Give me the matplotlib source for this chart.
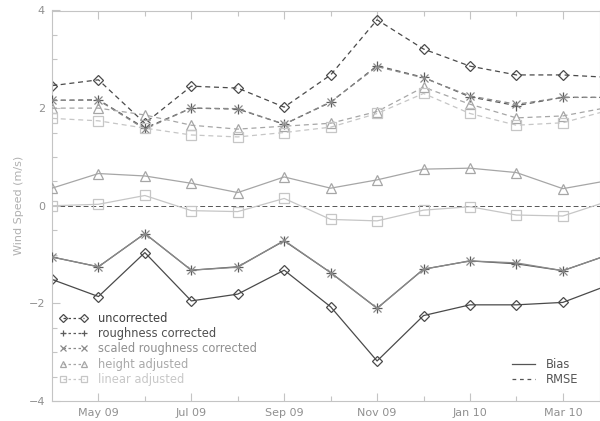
import matplotlib
matplotlib.use("Agg")
import matplotlib.pyplot as plt
from matplotlib.lines import Line2D
import numpy as np

months = list(range(13))  # Apr 09 .. Apr 10
tick_pos = [1, 3, 5, 7, 9, 11]
tick_labels = ["May 09", "Jul 09", "Sep 09", "Nov 09", "Jan 10", "Mar 10"]
minor_pos = [2, 4, 6, 8, 10]

series_names = ["uncorrected", "roughness corrected", "scaled roughness corrected",
                "height adjusted", "linear adjusted"]

rmse_uncorrected = [2.46, 2.58, 1.69, 2.45, 2.41, 2.02, 2.68, 3.81, 3.21, 2.86, 2.68, 2.68, 2.63]
rmse_roughness   = [2.16, 2.17, 1.59, 2.00, 1.98, 1.67, 2.12, 2.87, 2.63, 2.23, 2.05, 2.22, 2.22]
rmse_scaled      = [2.16, 2.16, 1.57, 2.00, 1.99, 1.67, 2.13, 2.85, 2.62, 2.25, 2.08, 2.22, 2.22]
rmse_height      = [2.00, 2.00, 1.86, 1.65, 1.57, 1.63, 1.69, 1.93, 2.43, 2.08, 1.80, 1.84, 2.02]
rmse_linear      = [1.79, 1.74, 1.59, 1.45, 1.41, 1.50, 1.61, 1.89, 2.30, 1.89, 1.65, 1.70, 1.96]

bias_uncorrected = [-1.51, -1.86, -0.96, -1.95, -1.81, -1.32, -2.07, -3.18, -2.25, -2.03, -2.03, -1.98, -1.62]
bias_roughness   = [-1.05, -1.25, -0.57, -1.32, -1.25, -0.72, -1.37, -2.10, -1.30, -1.13, -1.19, -1.33, -1.00]
bias_scaled      = [-1.05, -1.25, -0.57, -1.32, -1.26, -0.71, -1.37, -2.10, -1.30, -1.13, -1.17, -1.33, -1.00]
bias_height      = [0.36, 0.66, 0.61, 0.46, 0.27, 0.59, 0.36, 0.53, 0.75, 0.77, 0.68, 0.35, 0.52]
bias_linear      = [0.00, 0.03, 0.21, -0.10, -0.12, 0.15, -0.28, -0.31, -0.09, -0.02, -0.19, -0.21, 0.10]

colors = ["#4a4a4a", "#5c5c5c", "#8a8a8a", "#a6a6a6", "#c6c6c6"]
text_colors = ["#404040", "#505050", "#909090", "#aaaaaa", "#c8c8c8"]
markers = ["D", "+", "x", "^", "s"]
msizes = [5, 7, 6, 6.5, 6.5]

rmse = [rmse_uncorrected, rmse_roughness, rmse_scaled, rmse_height, rmse_linear]
bias = [bias_uncorrected, bias_roughness, bias_scaled, bias_height, bias_linear]

fig = plt.figure(figsize=(6.0, 4.21), dpi=100)
ax = fig.add_axes([52/600, 1-401/421, 1-52/600, (401-10.5)/421])

dash = (0, (4, 3))
ax.axhline(0, color="#555555", lw=0.7, ls=(0, (5, 3)), zorder=1)

order = [4, 3, 2, 1, 0]
for i in order:
    ax.plot(months, rmse[i], color=colors[i], ls=dash, lw=0.9, marker=markers[i],
            ms=msizes[i], mfc="none", mec=colors[i], mew=0.9, clip_on=True, zorder=2+i)
    ax.plot(months, bias[i], color=colors[i], ls="-", lw=0.9, marker=markers[i],
            ms=msizes[i], mfc="none", mec=colors[i], mew=0.9, clip_on=True, zorder=2+i)

ax.set_xlim(0, 11.8)
ax.set_ylim(-4, 4)
ax.set_xticks(tick_pos)
ax.set_xticklabels(tick_labels)
ax.set_xticks(minor_pos, minor=True)
ax.set_yticks([-4, -2, 0, 2, 4])
ax.set_yticklabels(["\u22124", "\u22122", "0", "2", "4"])
ax.set_yticks(np.arange(-4, 4.01, 0.5), minor=True)

spine_c = "#c4c4c4"
for s in ax.spines.values():
    s.set_color(spine_c)
    s.set_linewidth(0.8)
ax.tick_params(axis="both", which="both", direction="in", color=spine_c, width=0.8,
               top=True, right=False, labelcolor="#909090", labelsize=8)
ax.tick_params(axis="both", which="major", length=6, pad=5)
ax.tick_params(axis="both", which="minor", length=3.5)
ax.set_ylabel("Wind Speed (m/s)", color="#b0b0b0", fontsize=8, labelpad=3)

leg_ms = [4, 5, 4.5, 5, 5]
handles = []
for i in range(5):
    handles.append(Line2D([0], [0], color=colors[i], ls=(0, (2, 2)), lw=0.9,
                          marker=markers[i], ms=leg_ms[i], mfc="none",
                          mec=colors[i], mew=0.9))
leg1 = ax.legend(handles, series_names, loc="lower left", bbox_to_anchor=(-0.005, 0.012),
                 frameon=False, numpoints=2, handlelength=2.4, handletextpad=0.9,
                 labelspacing=0.2, fontsize=8.3)
for t, c in zip(leg1.get_texts(), text_colors):
    t.set_color(c)
ax.add_artist(leg1)

h2 = [Line2D([0], [0], color="#555555", ls="-", lw=0.9),
      Line2D([0], [0], color="#555555", ls=(0, (3, 3)), lw=0.9)]
leg2 = ax.legend(h2, ["Bias", "RMSE"], loc="lower left", bbox_to_anchor=(0.82, 0.012),
                 frameon=False, handlelength=2.0, handletextpad=1.0,
                 labelspacing=0.15, fontsize=8.3)
for t in leg2.get_texts():
    t.set_color("#555555")

fig.savefig("out.png", dpi=100)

#### INSTRUCTION:
Repeat only the lines from the beginning of the material through the line containing "1.65, 1.70, 1.96]", both ends kept, leaving pictures out.

#### SOLUTION BELOW:
Give me the matplotlib source for this chart.
import matplotlib
matplotlib.use("Agg")
import matplotlib.pyplot as plt
from matplotlib.lines import Line2D
import numpy as np

months = list(range(13))  # Apr 09 .. Apr 10
tick_pos = [1, 3, 5, 7, 9, 11]
tick_labels = ["May 09", "Jul 09", "Sep 09", "Nov 09", "Jan 10", "Mar 10"]
minor_pos = [2, 4, 6, 8, 10]

series_names = ["uncorrected", "roughness corrected", "scaled roughness corrected",
                "height adjusted", "linear adjusted"]

rmse_uncorrected = [2.46, 2.58, 1.69, 2.45, 2.41, 2.02, 2.68, 3.81, 3.21, 2.86, 2.68, 2.68, 2.63]
rmse_roughness   = [2.16, 2.17, 1.59, 2.00, 1.98, 1.67, 2.12, 2.87, 2.63, 2.23, 2.05, 2.22, 2.22]
rmse_scaled      = [2.16, 2.16, 1.57, 2.00, 1.99, 1.67, 2.13, 2.85, 2.62, 2.25, 2.08, 2.22, 2.22]
rmse_height      = [2.00, 2.00, 1.86, 1.65, 1.57, 1.63, 1.69, 1.93, 2.43, 2.08, 1.80, 1.84, 2.02]
rmse_linear      = [1.79, 1.74, 1.59, 1.45, 1.41, 1.50, 1.61, 1.89, 2.30, 1.89, 1.65, 1.70, 1.96]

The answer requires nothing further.